Il campione degli Heat si è concesso in esclusiva ai microfoni di Sky e ha accettato di svelarci soprattutto cosa vuol dire, per lui, essere leader in una squadra che è riuscito a guidare per due volte in quattro anni alle finali NBA. Ma c'è spazio anche per la sua passione per il calcio, e per i calciatori suoi grandi amici
MIAMI - Non pensate che sia diverso: questi Miami Heat sono la squadra di Jimmy Butler così come i Denver Nuggets sono la squadra di Nikola Jokic. Un giro nello store della squadra all'interno del Kaseya Center lo conferma: le t-shirt con il n°22 e il nome "Butler" sono tutte esaurite, è rimasto qualcosa con la scritta "Buckets" (il suo soprannome) o con una strana foto di lui sdraiato a terra sul parquet. Ma nient'altro (mentre le maglie di Adebayo, di Herro, di Lowry e di tutti gli altri abbondano sugli scaffali). È Butler la superstar. È Butler il leader. Però a modo suo, sia nel primo caso che nel secondo. E l'esterno degli Heat ne ha parlato nell'intervista esclusiva che ha rilasciato ai microfoni di Sky Sport durante queste Finals: "Credo che il mio tipo di leadership dipenda da tanti fattori", dice. "Innanzitutto l'esperienza, tutto quello che affronti ti rende un certo tipo di persona, e io nella mia vita ne ho passate davvero tante, come molti ragazzi di questa squadra", racconta. "Poi il mio modo di essere leader cambia anche a seconda dei compagni che ho attorno, e alle loro diverse necessità. Io resto me stesso, io sono - se volete metterlo tra virgolette - il leader di questo gruppo. Amo i miei compagni, farei di tutto per loro, tanto in campo quanto fuori. Per me essere leader vuol dire fare la cosa giusta la maggior parte delle volte, il più spesso possibile, perché tutti prestano attenzione a quello che faccio - ma fare la cosa giusta anche quando nessuno è lì a osservarmi, se è possibile. Vuol dire dare tutto quello che ho, e guidare innanzitutto col mio esempio. C'è chi afferma la sua leadership attraverso le emozioni, chi con le parole, io sento di dover scendere in campo e farti vedere come si fa".

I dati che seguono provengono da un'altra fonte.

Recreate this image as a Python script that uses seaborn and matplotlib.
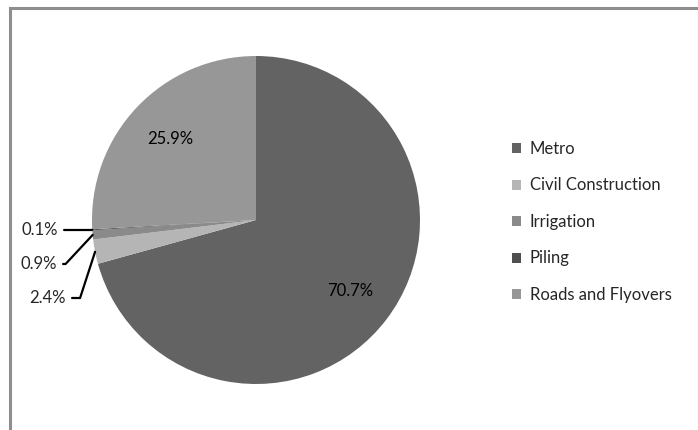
import numpy as np
import matplotlib
matplotlib.use("Agg")
import matplotlib.pyplot as plt
import matplotlib.patches as mpatches
import seaborn as sns

# --- data ---
categories = ["Metro", "Civil Construction", "Irrigation", "Piling", "Roads and Flyovers"]
shares = [70.7, 2.4, 0.9, 0.1, 25.9]
colors = ["#636363", "#b5b5b5", "#8a8a8a", "#4f4f4f", "#979797"]
big_labels = {"Metro": "70.7%", "Roads and Flyovers": "25.9%"}
small_labels = {"Civil Construction": "2.4%", "Irrigation": "0.9%", "Piling": "0.1%"}

sns.set_style("white")
plt.rcParams["font.family"] = ["Lato", "DejaVu Sans"]

W, H = 698, 430
fig = plt.figure(figsize=(W / 100, H / 100), dpi=100)

cx, cy, r = 256, 220, 164
ax = fig.add_axes([(cx - r) / W, (H - cy - r) / H, 2 * r / W, 2 * r / H])

wedges, _ = ax.pie(shares, colors=colors, startangle=90, counterclock=False,
                   radius=1, wedgeprops=dict(linewidth=0))
ax.set_xlim(-1, 1)
ax.set_ylim(-1, 1)
ax.set_aspect("equal")
ax.axis("off")

# label positions (pixel coords of text) and leader line angles
small_pos = {"Piling": (58, 230, 22), "Irrigation": (57, 264, 47), "Civil Construction": (66, 298, 72)}

for w, cat in zip(wedges, categories):
    mid = np.deg2rad((w.theta1 + w.theta2) / 2)
    if cat in big_labels:
        d = 0.72
        ax.text(d * np.cos(mid), d * np.sin(mid), big_labels[cat],
                ha="center", va="center", fontsize=12, color="black")
    else:
        px, py, angB = small_pos[cat]
        tx, ty = (px - cx) / r, (cy - py) / r
        ax.annotate(small_labels[cat], xy=(np.cos(mid), np.sin(mid)), xytext=(tx, ty),
                    ha="right", va="center", fontsize=12, annotation_clip=False,
                    arrowprops=dict(arrowstyle="-", color="black", lw=1.6,
                                    shrinkA=2, shrinkB=0, relpos=(1, 0.5),
                                    connectionstyle=f"angle,angleA=0,angleB={angB},rad=0"))

handles = [mpatches.Patch(facecolor=c, edgecolor="none") for c in colors]
fig.legend(handles, categories, loc="upper left", bbox_to_anchor=(512 / W, 1 - 141 / H),
           frameon=False, fontsize=12, labelspacing=1.23, handlelength=0.55,
           handleheight=0.55, handletextpad=0.5, borderaxespad=0, borderpad=0)

# outer frame
frame = mpatches.Rectangle((9.5 / W, -0.2), 1.5, 1 - 8.5 / H + 0.2, transform=fig.transFigure,
                           fill=False, edgecolor="#8e8e8e", linewidth=2.2)
fig.add_artist(frame)

fig.savefig("out.png", dpi=100, facecolor="white")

L'amicizia con Neymar: come e quando è nata
Nelle due gare di Miami, la prima fila del Kesaya Center ha ospitato grossi nomi del calcio mondiale, da Neymar a Pogba fino a Vinicius. Dei tre, il rapporto di Butler con il brasiliano del PSG è quello più stretto: "È nato nel 2016, a Rio de Janeiro, quando lui ha vinto l'oro olimpico con la nazionale brasiliana e io quello con Team USA. Da allora ho iniziato a prestare tanta attenzione alla sua carriera e a seguire maggiormente uno sport stupendo come il calcio. Oggi tutti i miei amici sono giocatori di calcio, c'era anche Paul [Pogba] qui l'altro giorno, per cui forza Juve", esclama sorridendo Butler, anche se confessa di essere più un tifoso del PSG - o dell'Inter Miami, la nuova squadra di Messi - e comunque più dei giocatori in generale che di una singola squadra.